#### Source excerpt:
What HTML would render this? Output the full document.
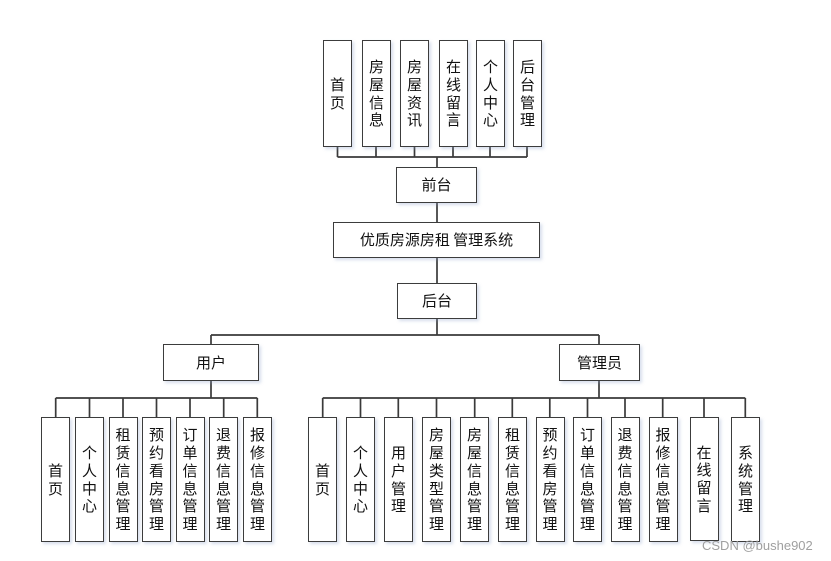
<!DOCTYPE html>
<html><head><meta charset="utf-8">
<style>
html,body{margin:0;padding:0;background:#fff;}
body{width:831px;height:561px;position:relative;overflow:hidden;font-family:"Liberation Sans","Noto Sans CJK SC",sans-serif;}
svg{position:absolute;left:0;top:0;}
.b{position:absolute;box-sizing:border-box;border:1.6px solid #3c3c3c;background:#fff;box-shadow:2px 2px 3px rgba(140,160,200,0.35);display:flex;align-items:center;justify-content:center;text-align:center;color:#111;font-size:15px;font-family:"Noto Sans CJK SC","WenQuanYi Zen Hei",sans-serif;}
.v{line-height:17.7px;width:29px;}
.h{line-height:18px;}
.wm{position:absolute;left:702px;top:538px;font-size:13px;color:#a0a0a0;font-family:"Liberation Sans",sans-serif;}
</style></head><body>
<svg width="831" height="561" viewBox="0 0 831 561">
<g stroke="#3a3a3a" stroke-width="1.7" fill="none">
<path d="M337.5 147V157M376 147V157M414.5 147V157M453 147V157M490 147V157M527 147V157M337.5 157H527"/>
<path d="M437 157V167M437 203V222M437 258V283M437 319V335M211 335H599M211 335V344M599 335V344"/>
<path d="M211 381V398M55.7 398H257.3M55.7 398V417M89.5 398V417M123 398V417M156.5 398V417M190 398V417M223.7 398V417M257.3 398V417"/>
<path d="M599 381V398M322.7 398H745.3M322.7 398V417M360.5 398V417M398.3 398V417M436.5 398V417M474.7 398V417M512.3 398V417M549.8 398V417M587.5 398V417M625 398V417M662.7 398V417M704 398V417M745.3 398V417"/>
</g>
</svg>

<div class="b v" style="left:323px;top:40px;height:107px;">首<br>页</div>
<div class="b v" style="left:362px;top:40px;height:107px;">房<br>屋<br>信<br>息</div>
<div class="b v" style="left:400px;top:40px;height:107px;">房<br>屋<br>资<br>讯</div>
<div class="b v" style="left:439px;top:40px;height:107px;">在<br>线<br>留<br>言</div>
<div class="b v" style="left:476px;top:40px;height:107px;">个<br>人<br>中<br>心</div>
<div class="b v" style="left:513px;top:40px;height:107px;">后<br>台<br>管<br>理</div>

<div class="b h" style="left:396px;top:167px;width:81px;height:36px;">前台</div>
<div class="b h" style="left:333px;top:222px;width:207px;height:36px;">优质房源房租 管理系统</div>
<div class="b h" style="left:397px;top:283px;width:80px;height:36px;">后台</div>
<div class="b h" style="left:163px;top:344px;width:96px;height:37px;">用户</div>
<div class="b h" style="left:559px;top:344px;width:81px;height:37px;">管理员</div>

<div class="b v" style="left:41px;top:417px;height:125px;">首<br>页</div>
<div class="b v" style="left:75px;top:417px;height:125px;">个<br>人<br>中<br>心</div>
<div class="b v" style="left:108.5px;top:417px;height:125px;">租<br>赁<br>信<br>息<br>管<br>理</div>
<div class="b v" style="left:142px;top:417px;height:125px;">预<br>约<br>看<br>房<br>管<br>理</div>
<div class="b v" style="left:175.5px;top:417px;height:125px;">订<br>单<br>信<br>息<br>管<br>理</div>
<div class="b v" style="left:209px;top:417px;height:125px;">退<br>费<br>信<br>息<br>管<br>理</div>
<div class="b v" style="left:243px;top:417px;height:125px;">报<br>修<br>信<br>息<br>管<br>理</div>

<div class="b v" style="left:308px;top:417px;height:125px;">首<br>页</div>
<div class="b v" style="left:346px;top:417px;height:125px;">个<br>人<br>中<br>心</div>
<div class="b v" style="left:384px;top:417px;height:125px;">用<br>户<br>管<br>理</div>
<div class="b v" style="left:422px;top:417px;height:125px;">房<br>屋<br>类<br>型<br>管<br>理</div>
<div class="b v" style="left:460px;top:417px;height:125px;">房<br>屋<br>信<br>息<br>管<br>理</div>
<div class="b v" style="left:498px;top:417px;height:125px;">租<br>赁<br>信<br>息<br>管<br>理</div>
<div class="b v" style="left:535.5px;top:417px;height:125px;">预<br>约<br>看<br>房<br>管<br>理</div>
<div class="b v" style="left:573px;top:417px;height:125px;">订<br>单<br>信<br>息<br>管<br>理</div>
<div class="b v" style="left:610.5px;top:417px;height:125px;">退<br>费<br>信<br>息<br>管<br>理</div>
<div class="b v" style="left:648.5px;top:417px;height:125px;">报<br>修<br>信<br>息<br>管<br>理</div>
<div class="b v" style="left:689.5px;top:417px;height:124px;">在<br>线<br>留<br>言</div>
<div class="b v" style="left:731px;top:417px;height:125px;">系<br>统<br>管<br>理</div>

<div class="wm">CSDN @bushe902</div>
</body></html>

#### Your task:
Repeat the material above in full and exactly, omitting the pictures.

#### In response:
What HTML would render this? Output the full document.
<!DOCTYPE html>
<html><head><meta charset="utf-8">
<style>
html,body{margin:0;padding:0;background:#fff;}
body{width:831px;height:561px;position:relative;overflow:hidden;font-family:"Liberation Sans","Noto Sans CJK SC",sans-serif;}
svg{position:absolute;left:0;top:0;}
.b{position:absolute;box-sizing:border-box;border:1.6px solid #3c3c3c;background:#fff;box-shadow:2px 2px 3px rgba(140,160,200,0.35);display:flex;align-items:center;justify-content:center;text-align:center;color:#111;font-size:15px;font-family:"Noto Sans CJK SC","WenQuanYi Zen Hei",sans-serif;}
.v{line-height:17.7px;width:29px;}
.h{line-height:18px;}
.wm{position:absolute;left:702px;top:538px;font-size:13px;color:#a0a0a0;font-family:"Liberation Sans",sans-serif;}
</style></head><body>
<svg width="831" height="561" viewBox="0 0 831 561">
<g stroke="#3a3a3a" stroke-width="1.7" fill="none">
<path d="M337.5 147V157M376 147V157M414.5 147V157M453 147V157M490 147V157M527 147V157M337.5 157H527"/>
<path d="M437 157V167M437 203V222M437 258V283M437 319V335M211 335H599M211 335V344M599 335V344"/>
<path d="M211 381V398M55.7 398H257.3M55.7 398V417M89.5 398V417M123 398V417M156.5 398V417M190 398V417M223.7 398V417M257.3 398V417"/>
<path d="M599 381V398M322.7 398H745.3M322.7 398V417M360.5 398V417M398.3 398V417M436.5 398V417M474.7 398V417M512.3 398V417M549.8 398V417M587.5 398V417M625 398V417M662.7 398V417M704 398V417M745.3 398V417"/>
</g>
</svg>

<div class="b v" style="left:323px;top:40px;height:107px;">首<br>页</div>
<div class="b v" style="left:362px;top:40px;height:107px;">房<br>屋<br>信<br>息</div>
<div class="b v" style="left:400px;top:40px;height:107px;">房<br>屋<br>资<br>讯</div>
<div class="b v" style="left:439px;top:40px;height:107px;">在<br>线<br>留<br>言</div>
<div class="b v" style="left:476px;top:40px;height:107px;">个<br>人<br>中<br>心</div>
<div class="b v" style="left:513px;top:40px;height:107px;">后<br>台<br>管<br>理</div>

<div class="b h" style="left:396px;top:167px;width:81px;height:36px;">前台</div>
<div class="b h" style="left:333px;top:222px;width:207px;height:36px;">优质房源房租 管理系统</div>
<div class="b h" style="left:397px;top:283px;width:80px;height:36px;">后台</div>
<div class="b h" style="left:163px;top:344px;width:96px;height:37px;">用户</div>
<div class="b h" style="left:559px;top:344px;width:81px;height:37px;">管理员</div>

<div class="b v" style="left:41px;top:417px;height:125px;">首<br>页</div>
<div class="b v" style="left:75px;top:417px;height:125px;">个<br>人<br>中<br>心</div>
<div class="b v" style="left:108.5px;top:417px;height:125px;">租<br>赁<br>信<br>息<br>管<br>理</div>
<div class="b v" style="left:142px;top:417px;height:125px;">预<br>约<br>看<br>房<br>管<br>理</div>
<div class="b v" style="left:175.5px;top:417px;height:125px;">订<br>单<br>信<br>息<br>管<br>理</div>
<div class="b v" style="left:209px;top:417px;height:125px;">退<br>费<br>信<br>息<br>管<br>理</div>
<div class="b v" style="left:243px;top:417px;height:125px;">报<br>修<br>信<br>息<br>管<br>理</div>

<div class="b v" style="left:308px;top:417px;height:125px;">首<br>页</div>
<div class="b v" style="left:346px;top:417px;height:125px;">个<br>人<br>中<br>心</div>
<div class="b v" style="left:384px;top:417px;height:125px;">用<br>户<br>管<br>理</div>
<div class="b v" style="left:422px;top:417px;height:125px;">房<br>屋<br>类<br>型<br>管<br>理</div>
<div class="b v" style="left:460px;top:417px;height:125px;">房<br>屋<br>信<br>息<br>管<br>理</div>
<div class="b v" style="left:498px;top:417px;height:125px;">租<br>赁<br>信<br>息<br>管<br>理</div>
<div class="b v" style="left:535.5px;top:417px;height:125px;">预<br>约<br>看<br>房<br>管<br>理</div>
<div class="b v" style="left:573px;top:417px;height:125px;">订<br>单<br>信<br>息<br>管<br>理</div>
<div class="b v" style="left:610.5px;top:417px;height:125px;">退<br>费<br>信<br>息<br>管<br>理</div>
<div class="b v" style="left:648.5px;top:417px;height:125px;">报<br>修<br>信<br>息<br>管<br>理</div>
<div class="b v" style="left:689.5px;top:417px;height:124px;">在<br>线<br>留<br>言</div>
<div class="b v" style="left:731px;top:417px;height:125px;">系<br>统<br>管<br>理</div>

<div class="wm">CSDN @bushe902</div>
</body></html>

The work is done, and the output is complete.